# How to Empty L1-P Tank?



## cambosheff (Jan 1, 2016)

Hello,

It looks like I'm off the coffee for a short while and I don't want to leave the water sitting in the tank of the L1-P. I've turned the water off at the isolation valve I had fitted, but does anyone know how to get the water that's currently residing in there out please?

Thanks,

Lee

*Apologies if this is somewhere else already I couldn't see it and I'm scouring the L site too.


----------



## coffeechap (Apr 5, 2012)

Drain it from the bottom of the glass water level indicator


----------



## cambosheff (Jan 1, 2016)

Cheers CC I'll give it a go later tonight. Appreciated.


----------



## johnealey (May 19, 2014)

Looks scary when being done (Callum did my L2 at the forum day but to be fair was still hot after the days use but as we were packing up..)

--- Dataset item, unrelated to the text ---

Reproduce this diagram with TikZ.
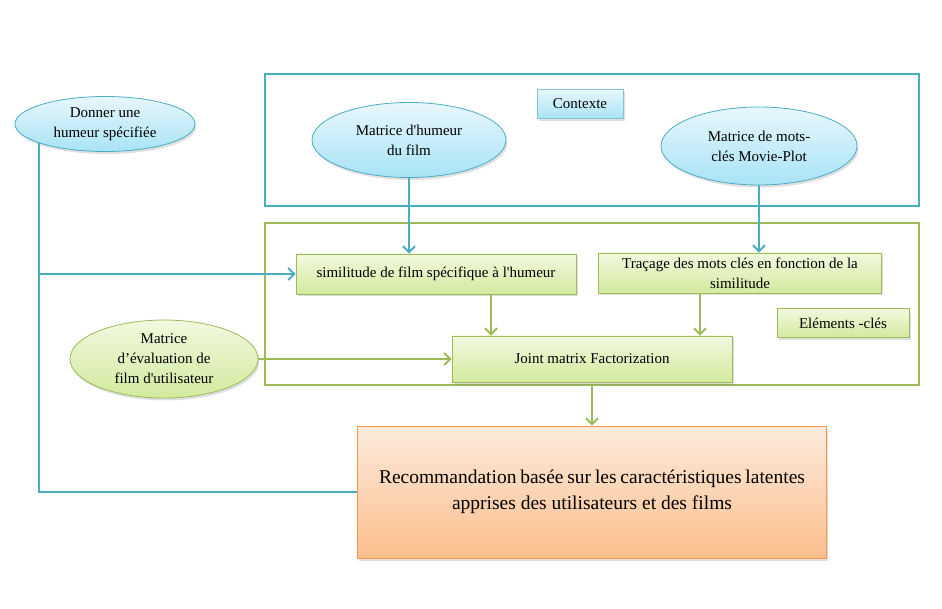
\documentclass[tikz,border=0pt]{standalone}
\usepackage{fontspec}
\setmainfont{Liberation Serif}
\usetikzlibrary{shapes.geometric,arrows.meta,shadows}
\definecolor{recBlue}{HTML}{4BACC6}
\definecolor{recBlueTop}{HTML}{E8F7FC}
\definecolor{recBlueBot}{HTML}{A8E3F6}
\definecolor{recGreen}{HTML}{9BBB59}
\definecolor{recGreenTop}{HTML}{F2F9DF}
\definecolor{recGreenBot}{HTML}{D2EA9E}
\definecolor{recOrange}{HTML}{F79646}
\definecolor{recOrangeTop}{HTML}{FDEBDD}
\definecolor{recOrangeBot}{HTML}{FBBE8C}
\newcommand{\recText}{\fontsize{15}{20}\selectfont}
\newcommand{\recBig}{\fontsize{19.5}{26}\selectfont}

\begin{document}
\begin{tikzpicture}[x=1pt,y=-1pt,
  recShadow/.style={drop shadow={opacity=0.25,shadow xshift=1.5pt,shadow yshift=-2.5pt}},
  recBlueEll/.style={ellipse, draw=recBlue, line width=0.8pt, top color=recBlueTop, bottom color=recBlueBot, recShadow, inner sep=0pt, align=center, font=\recText},
  recGreenEll/.style={ellipse, draw=recGreen, line width=0.8pt, top color=recGreenTop, bottom color=recGreenBot, recShadow, inner sep=0pt, align=center, font=\recText},
  recGreenBox/.style={rectangle, draw=recGreen, line width=0.8pt, top color=recGreenTop, bottom color=recGreenBot, recShadow, inner sep=0pt, align=center, font=\recText},
  recBlueBox/.style={rectangle, draw=recBlue!70, line width=0.8pt, top color=recBlueTop, bottom color=recBlueBot, recShadow, inner sep=0pt, align=center, font=\recText},
  recFrame/.style={rectangle, draw, line width=1.5pt, inner sep=0pt},
  recBlueArrow/.style={draw=recBlue, line width=2pt, -{Straight Barb[length=6pt,width=12pt]}},
  recGreenArrow/.style={draw=recGreen, line width=2pt, -{Straight Barb[length=6pt,width=12pt]}},
  recBlueLine/.style={draw=recBlue, line width=2pt}]
\useasboundingbox (0,0) rectangle (942,609);
\node[recFrame, draw=recBlue, minimum width=654pt, minimum height=132pt] (ctxframe) at (592,140) {};
\node[recFrame, draw=recGreen, minimum width=654pt, minimum height=162pt] (keyframe) at (592,304) {};
\node[recBlueBox, minimum width=86pt, minimum height=29pt] (contexte) at (580,104) {Contexte};
\node[recBlueEll, minimum width=194pt, minimum height=75pt] (moodmat) at (409,140) {Matrice d\textquotesingle humeur\\du film};
\node[recBlueEll, minimum width=196pt, minimum height=78pt] (plotmat) at (759,146) {Matrice de mots-\\clés Movie-Plot};
\node[recBlueEll, minimum width=180pt, minimum height=55pt] (humeur) at (105,124) {Donner une\\humeur spécifiée};
\node[recGreenBox, minimum width=280pt, minimum height=40pt] (simi) at (436,274) {similitude de film spécifique à l\textquotesingle humeur};
\node[recGreenBox, minimum width=283pt, minimum height=40pt] (tracage) at (740,273) {Traçage des mots clés en fonction de la\\similitude};
\node[recGreenBox, minimum width=132pt, minimum height=29pt] (elements) at (843,323) {Eléments -clés};
\node[recGreenBox, minimum width=280pt, minimum height=46pt] (joint) at (592,359) {Joint matrix Factorization};
\node[recGreenEll, minimum width=188pt, minimum height=78pt] (evalmat) at (164,359) {Matrice\\d’évaluation de\\film d\textquotesingle utilisateur};
\node[rectangle, draw=recOrange, line width=0.8pt, top color=recOrangeTop, bottom color=recOrangeBot, recShadow, minimum width=469pt, minimum height=132pt, align=center, font=\recBig] (reco) at (592,492) {\makebox[426pt][s]{Recommandation basée sur les caractéristiques latentes}\\apprises des utilisateurs et des films};
\draw[recBlueLine] (humeur.196) |- (reco.west);
\draw[recBlueArrow] (humeur.196 |- simi.west) -- (simi.west);
\draw[recBlueArrow] (moodmat.south) -- (moodmat.south |- simi.north);
\draw[recBlueArrow] (plotmat.south) -- (plotmat.south |- tracage.north);
\draw[recGreenArrow] ([xshift=55pt]simi.south) -- ([xshift=55pt]simi.south |- joint.north);
\draw[recGreenArrow] ([xshift=-40pt]tracage.south) -- ([xshift=-40pt]tracage.south |- joint.north);
\draw[recGreenArrow] (evalmat.east) -- (evalmat.east -| joint.west);
\draw[recGreenArrow] (reco.north |- keyframe.south) -- (reco.north);
\end{tikzpicture}
\end{document}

Just remember to tighten the nut back up again after otherwise will flood the area when you put the water back on.

John


----------



## cambosheff (Jan 1, 2016)

Haha cheers John. That was a concern hence the double down on the isolation valve, but I still guess there's plenty between the filter and machine that could cause havoc.

I wouldn't have bothered, but it's looking like a few months min and I didn't think that would be a good idea to leave then flush it after.


----------